§ **SOURCE DATA**

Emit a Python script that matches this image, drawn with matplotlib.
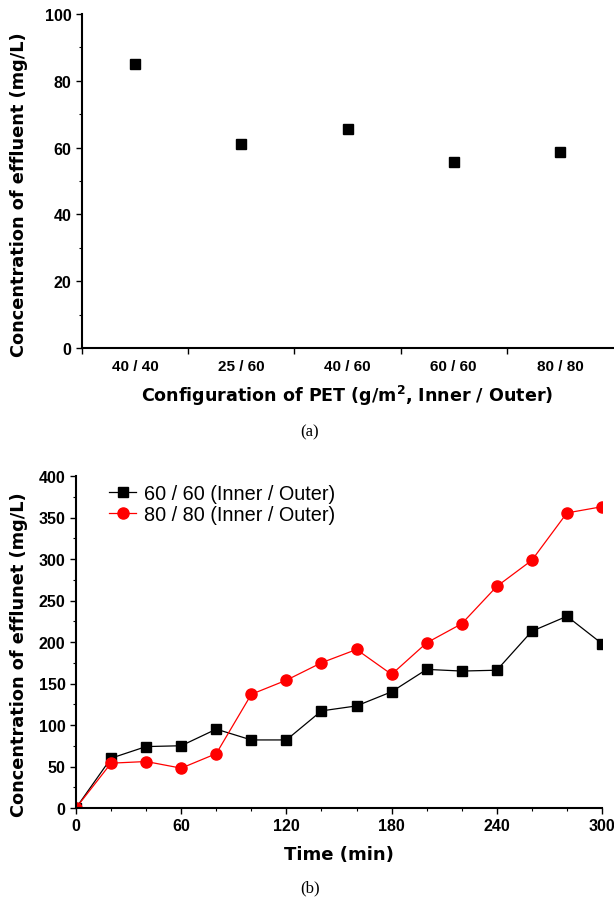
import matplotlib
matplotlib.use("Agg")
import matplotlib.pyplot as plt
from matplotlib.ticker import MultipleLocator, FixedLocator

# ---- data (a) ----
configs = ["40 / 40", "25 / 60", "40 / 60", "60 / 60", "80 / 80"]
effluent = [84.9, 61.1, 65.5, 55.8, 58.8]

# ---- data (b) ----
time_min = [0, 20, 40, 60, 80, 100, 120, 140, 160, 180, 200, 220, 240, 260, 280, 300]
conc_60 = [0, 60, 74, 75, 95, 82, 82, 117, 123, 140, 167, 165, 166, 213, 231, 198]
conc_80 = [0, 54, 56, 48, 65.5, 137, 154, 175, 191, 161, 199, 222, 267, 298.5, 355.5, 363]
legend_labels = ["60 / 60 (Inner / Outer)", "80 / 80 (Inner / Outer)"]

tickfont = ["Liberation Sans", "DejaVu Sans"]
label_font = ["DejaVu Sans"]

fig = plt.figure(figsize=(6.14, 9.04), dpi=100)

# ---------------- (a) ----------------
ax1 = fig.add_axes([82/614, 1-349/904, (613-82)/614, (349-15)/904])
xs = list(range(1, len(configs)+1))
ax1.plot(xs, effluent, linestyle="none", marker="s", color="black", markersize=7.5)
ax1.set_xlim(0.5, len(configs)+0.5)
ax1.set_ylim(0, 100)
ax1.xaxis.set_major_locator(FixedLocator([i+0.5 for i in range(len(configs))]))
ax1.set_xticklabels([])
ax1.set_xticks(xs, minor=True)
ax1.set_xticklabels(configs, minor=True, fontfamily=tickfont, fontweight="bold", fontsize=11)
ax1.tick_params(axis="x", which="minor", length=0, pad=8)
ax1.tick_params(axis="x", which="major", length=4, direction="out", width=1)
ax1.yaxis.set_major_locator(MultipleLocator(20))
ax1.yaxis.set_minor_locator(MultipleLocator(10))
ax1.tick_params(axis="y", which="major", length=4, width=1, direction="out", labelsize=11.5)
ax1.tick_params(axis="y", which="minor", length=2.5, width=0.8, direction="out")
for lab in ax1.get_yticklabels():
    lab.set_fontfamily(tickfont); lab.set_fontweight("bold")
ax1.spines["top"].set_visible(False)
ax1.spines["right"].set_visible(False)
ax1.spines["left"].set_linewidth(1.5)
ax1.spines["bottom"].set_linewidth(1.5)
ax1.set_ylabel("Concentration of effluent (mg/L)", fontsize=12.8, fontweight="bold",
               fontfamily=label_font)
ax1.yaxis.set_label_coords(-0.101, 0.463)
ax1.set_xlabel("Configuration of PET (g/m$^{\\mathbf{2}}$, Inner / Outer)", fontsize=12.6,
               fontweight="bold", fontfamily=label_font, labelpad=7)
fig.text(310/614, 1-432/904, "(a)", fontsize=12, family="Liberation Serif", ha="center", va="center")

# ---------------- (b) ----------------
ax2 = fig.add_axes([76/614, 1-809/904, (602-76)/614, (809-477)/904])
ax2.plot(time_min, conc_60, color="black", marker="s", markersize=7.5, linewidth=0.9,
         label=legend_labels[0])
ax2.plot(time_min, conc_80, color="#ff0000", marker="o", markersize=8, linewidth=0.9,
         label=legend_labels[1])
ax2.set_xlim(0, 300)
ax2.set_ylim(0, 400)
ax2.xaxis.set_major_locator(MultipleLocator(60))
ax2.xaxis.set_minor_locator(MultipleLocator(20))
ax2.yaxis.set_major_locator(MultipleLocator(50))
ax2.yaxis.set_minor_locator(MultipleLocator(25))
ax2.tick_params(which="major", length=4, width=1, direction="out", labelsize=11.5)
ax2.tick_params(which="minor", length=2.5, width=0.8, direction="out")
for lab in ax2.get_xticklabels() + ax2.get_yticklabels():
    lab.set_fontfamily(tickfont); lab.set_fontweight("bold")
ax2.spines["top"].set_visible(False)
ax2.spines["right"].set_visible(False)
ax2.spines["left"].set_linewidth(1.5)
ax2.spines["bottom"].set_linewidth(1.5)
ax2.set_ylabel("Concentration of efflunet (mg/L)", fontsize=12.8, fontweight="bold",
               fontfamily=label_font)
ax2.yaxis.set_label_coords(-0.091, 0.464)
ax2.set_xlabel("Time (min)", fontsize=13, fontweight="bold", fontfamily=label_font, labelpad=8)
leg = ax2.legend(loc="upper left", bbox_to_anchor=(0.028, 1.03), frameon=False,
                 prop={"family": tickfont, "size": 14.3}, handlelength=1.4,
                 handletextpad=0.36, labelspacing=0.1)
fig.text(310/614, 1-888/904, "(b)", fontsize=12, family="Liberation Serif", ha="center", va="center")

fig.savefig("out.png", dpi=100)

§ **INSTRUCTIONS TO FOLLOW**
From the opening line of the listing above through the line bearing "fig = plt.figure(figsize=(6.14, 9.04), dpi=100)", repeat each line exactly. Drop every picture.

§ **SOLUTION TO THE PROBLEM**
Emit a Python script that matches this image, drawn with matplotlib.
import matplotlib
matplotlib.use("Agg")
import matplotlib.pyplot as plt
from matplotlib.ticker import MultipleLocator, FixedLocator

# ---- data (a) ----
configs = ["40 / 40", "25 / 60", "40 / 60", "60 / 60", "80 / 80"]
effluent = [84.9, 61.1, 65.5, 55.8, 58.8]

# ---- data (b) ----
time_min = [0, 20, 40, 60, 80, 100, 120, 140, 160, 180, 200, 220, 240, 260, 280, 300]
conc_60 = [0, 60, 74, 75, 95, 82, 82, 117, 123, 140, 167, 165, 166, 213, 231, 198]
conc_80 = [0, 54, 56, 48, 65.5, 137, 154, 175, 191, 161, 199, 222, 267, 298.5, 355.5, 363]
legend_labels = ["60 / 60 (Inner / Outer)", "80 / 80 (Inner / Outer)"]

tickfont = ["Liberation Sans", "DejaVu Sans"]
label_font = ["DejaVu Sans"]

fig = plt.figure(figsize=(6.14, 9.04), dpi=100)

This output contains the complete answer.